Kemudian mengubah nilai lelang iklan (yaitu, kemungkinan kamu akan melihat iklan tersebut) untuk menampilkannya lebih sering atau lebih jarang ke grup tertentu.

Mengutip Engadget, Rabu (11/1/2023), VRS akan terus berfungsi selama penayangan iklan karena Meta menyadari potensi masalah privasi.

Langkah ini menekankan bahwa sistem itu tidak dapat melihat usia, jenis kelamin, atau perkiraan etnis seseorang.

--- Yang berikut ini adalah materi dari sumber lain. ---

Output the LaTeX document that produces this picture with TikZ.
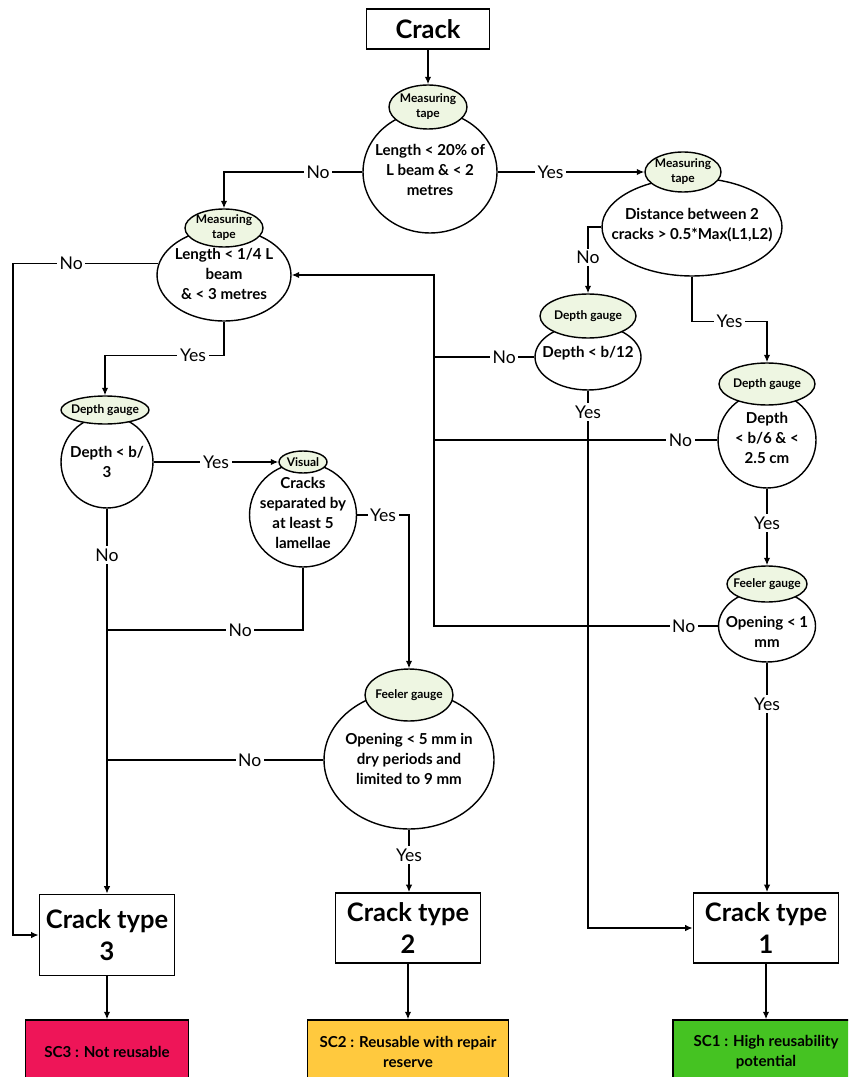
\documentclass[tikz,border=0pt]{standalone}
\usepackage{fontspec}
\setmainfont{Lato}
\usetikzlibrary{arrows.meta,shapes.geometric,positioning}
\definecolor{toolgreen}{HTML}{EEF6E2}
\definecolor{scred}{HTML}{EE1558}
\definecolor{scyellow}{HTML}{FFC93E}
\definecolor{scgreen}{HTML}{45C322}

\begin{document}
\begin{tikzpicture}[x=0.02cm, y=-0.02cm,
  ln/.style={line width=0.8pt},
  arr/.style={ln, -{Latex[length=1.5mm,width=1.3mm]}},
  dec/.style={ellipse, draw, ln, fill=white, inner sep=0pt},
  dtxt/.style={align=center, inner sep=0pt, font=\bfseries\fontsize{8.6}{11.3}\selectfont},
  tool/.style={ellipse, draw, ln, fill=toolgreen, inner xsep=-4pt, inner ysep=-1pt,
               align=center, font=\bfseries\fontsize{6.8}{8.5}\selectfont},
  ctype/.style={draw, line width=1pt, fill=white, align=center,
                font=\bfseries\fontsize{14.5}{18}\selectfont},
  sc/.style={draw, line width=0.8pt, align=center, minimum height=1.28cm,
             font=\bfseries\fontsize{8.6}{11}\selectfont},
  lbl/.style={fill=white, inner sep=1.5pt, font=\fontsize{10}{12}\selectfont}]
\useasboundingbox (0,0) rectangle (848,1077);
\fill[white] (0,0) rectangle (848,1077);
\clip (0,0) rectangle (848,1077);

% start
\node[ctype, minimum width=2.46cm, minimum height=0.8cm] (crack) at (428,29) {Crack};

% decisions
\node[dec, minimum width=2.68cm, minimum height=2.44cm] (d1) at (430,172) {};
\node[dec, minimum width=2.68cm, minimum height=1.84cm] (d2) at (224,275) {};
\node[dec, minimum width=3.6cm, minimum height=1.96cm] (d3) at (692,227) {};
\node[dec, minimum width=2.12cm, minimum height=1.32cm] (d4) at (588,357) {};
\node[dec, minimum width=1.96cm, minimum height=1.92cm] (d5) at (767,440) {};
\node[dec, minimum width=1.94cm, minimum height=1.44cm] (d6) at (767,626) {};
\node[dec, minimum width=1.84cm, minimum height=1.84cm] (d7) at (107,462) {};
\node[dec, minimum width=2.14cm, minimum height=2.08cm] (d8) at (303,515) {};
\node[dec, minimum width=3.4cm, minimum height=2.76cm] (d9) at (409,760) {};

% measuring tools
\node[tool, minimum width=1.56cm, minimum height=0.88cm] (t1) at (428,107) {Measuring\\tape};
\node[tool, minimum width=1.56cm, minimum height=0.76cm] (t2) at (224,228) {Measuring\\tape};
\node[tool, minimum width=1.52cm, minimum height=0.8cm] (t3) at (683,172) {Measuring\\tape};
\node[tool, minimum width=1.92cm, minimum height=0.88cm] (t4) at (588,316) {Depth gauge};
\node[tool, minimum width=1.92cm, minimum height=0.84cm] (t5) at (767,384) {Depth gauge};
\node[tool, minimum width=1.6cm, minimum height=0.72cm] (t6) at (767,584) {Feeler gauge};
\node[tool, minimum width=1.76cm, minimum height=0.56cm] (t7) at (105,410) {Depth gauge};
\node[tool, minimum width=0.96cm, minimum height=0.44cm] (t8) at (303,462) {Visual};
\node[tool, minimum width=1.76cm, minimum height=1.04cm] (t9) at (409,695) {Feeler gauge};

% decision texts
\node[dtxt] (d1t) at (430,170) {Length < 20\% of\\L beam \& < 2\\metres};
\node[dtxt] (d2t) at (224,274) {Length < 1/4 L\\beam\\\& < 3 metres};
\node[dtxt] (d3t) at (692,225) {Distance between 2\\cracks > 0.5*Max(L1,L2)};
\node[dtxt] (d4t) at (588,353) {Depth < b/12};
\node[dtxt] (d5t) at (767,438) {Depth\\< b/6 \& <\\2.5 cm};
\node[dtxt] (d6t) at (767,632) {Opening < 1\\mm};
\node[dtxt] (d7t) at (107,462) {Depth < b/\\3};
\node[dtxt] (d8t) at (303,513) {Cracks\\separated by\\at least 5\\lamellae};
\node[dtxt] (d9t) at (409,759) {Opening < 5 mm in\\dry periods and\\limited to 9 mm};

% crack types and classes
\node[ctype, minimum width=2.7cm, minimum height=1.62cm] (ct3) at (107,935) {Crack type\\3};
\node[ctype, minimum width=2.9cm, minimum height=1.4cm] (ct2) at (408,928) {Crack type\\2};
\node[ctype, minimum width=2.9cm, minimum height=1.4cm] (ct1) at (766,928) {Crack type\\1};
\node[sc, fill=scred, minimum width=3.26cm] (sc3) at (107,1052) {SC3 : Not reusable};
\node[sc, fill=scyellow, minimum width=4.02cm] (sc2) at (408,1052) {SC2 : Reusable with repair\\reserve};
\node[sc, fill=scgreen, minimum width=3.72cm] (sc1) at (766,1052) {SC1 : High reusability\\potential};

\coordinate (tr) at (434,0);
\coordinate (lft) at (13,0);
\coordinate (j1) at (107,630);
\coordinate (j2) at (107,760);

% connectors
\draw[arr] (crack) -- (t1);
\draw[arr] (d1.west) -- node[lbl,pos=0.32]{No} (d1.west -| t2) -- (t2.north);
\draw[arr] (d1.east) -- node[lbl,pos=0.36]{Yes} (t3.west);
\draw[arr] (d3.west) -| node[lbl,pos=0.73]{No} (t4.north);
\draw[arr] (d3.south) -- ++(0,45) -| node[lbl,pos=0.25]{Yes} (t5.north);
\draw[ln] (d4.west) -- node[lbl,pos=0.3]{No} (d4.west -| tr);
\draw[ln] (d5.west) -- node[lbl,pos=0.13]{No} (d5.west -| tr);
\draw[arr] (d6.west) -- node[lbl,pos=0.12]{No} (d6.west -| tr) |- (d2.east);
\draw[arr] (d4.south) |- node[lbl,pos=0.02]{Yes} (ct1.west);
\draw[arr] (d5.south) -- node[lbl,pos=0.45]{Yes} (t6.north);
\draw[arr] (d6.south) -- node[lbl,pos=0.18]{Yes} (d6.south |- ct1.north);
\draw[arr] (d2.170) -- node[lbl,pos=0.6]{No} (d2.170 -| lft) |- (ct3.west);
\draw[arr] (d2.south) -- ++(0,34) -| node[lbl,pos=0.13]{Yes} (t7.north);
\draw[arr] (d7.east) -- node[lbl,pos=0.5]{Yes} (t8.west);
\draw[arr] (d7.south) -- node[lbl,pos=0.12]{No} (d7.south |- ct3.north);
\draw[arr] (d8.east) -| node[lbl,pos=0.25]{Yes} (t9.north);
\draw[ln] (d8.south) |- node[lbl,pos=0.66]{No} (j1);
\draw[ln] (d9.west) -- node[lbl,pos=0.34]{No} (j2);
\draw[arr] (d9.south) -- node[lbl,pos=0.41]{Yes} (d9.south |- ct2.north);
\foreach \a/\b in {ct3/sc3,ct2/sc2,ct1/sc1} \draw[arr] (\a) -- (\b);
\end{tikzpicture}
\end{document}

Teknologi privasi diferensial juga memperkenalkan inovasi yang mencegah AI mempelajari informasi demografis individu dari waktu ke waktu.

"VRS akan diterapkan pada iklan yang berkaitan dengan kredit dan pekerjaan di negara tersebut selama tahun berikutnya," kata Meta.

Fitur ini muncul setelah lebih dari satu tahun bekerja sama dengan Departemen Kehakiman serta Departemen Perumahan dan Pembangunan Perkotaan.

4 dari 5 halaman

Meta Tak Sendirian

Meta (sebelumnya Facebook) didakwa pada 2019 karena memungkinkan diskriminasi dalam iklan perumahan dengan membiarkan pengiklan mengecualikan demografi tertentu, termasuk yang dilindungi oleh Undang-Undang Perumahan Adil.

Dalam penyelesaian Juni 2022, raksasa media sosial itu mengatakan bakal menyebarkan VRS dan menghapus alat "Special Ad Audience" yang algoritmenya diduga menyebabkan diskriminasi.

Meta bahkan telah membatasi penargetan iklan pada tahun 2019 sebagai tanggapan atas gugatan lain.

Meta tidak sendirian dalam mencoba membatasi iklan diskriminatif. Google melarang pengiklan menargetkan iklan kredit, perumahan, dan lowongan pekerjaan mulai tahun 2020.

Namun, teknologi yang digunakan untuk melawan diskriminasi tersebut relatif baru. Tidak mengherankan jika layanan internet lain menerapkan sistem mirip VRS mereka sendiri selama AI Meta terbukti efektif.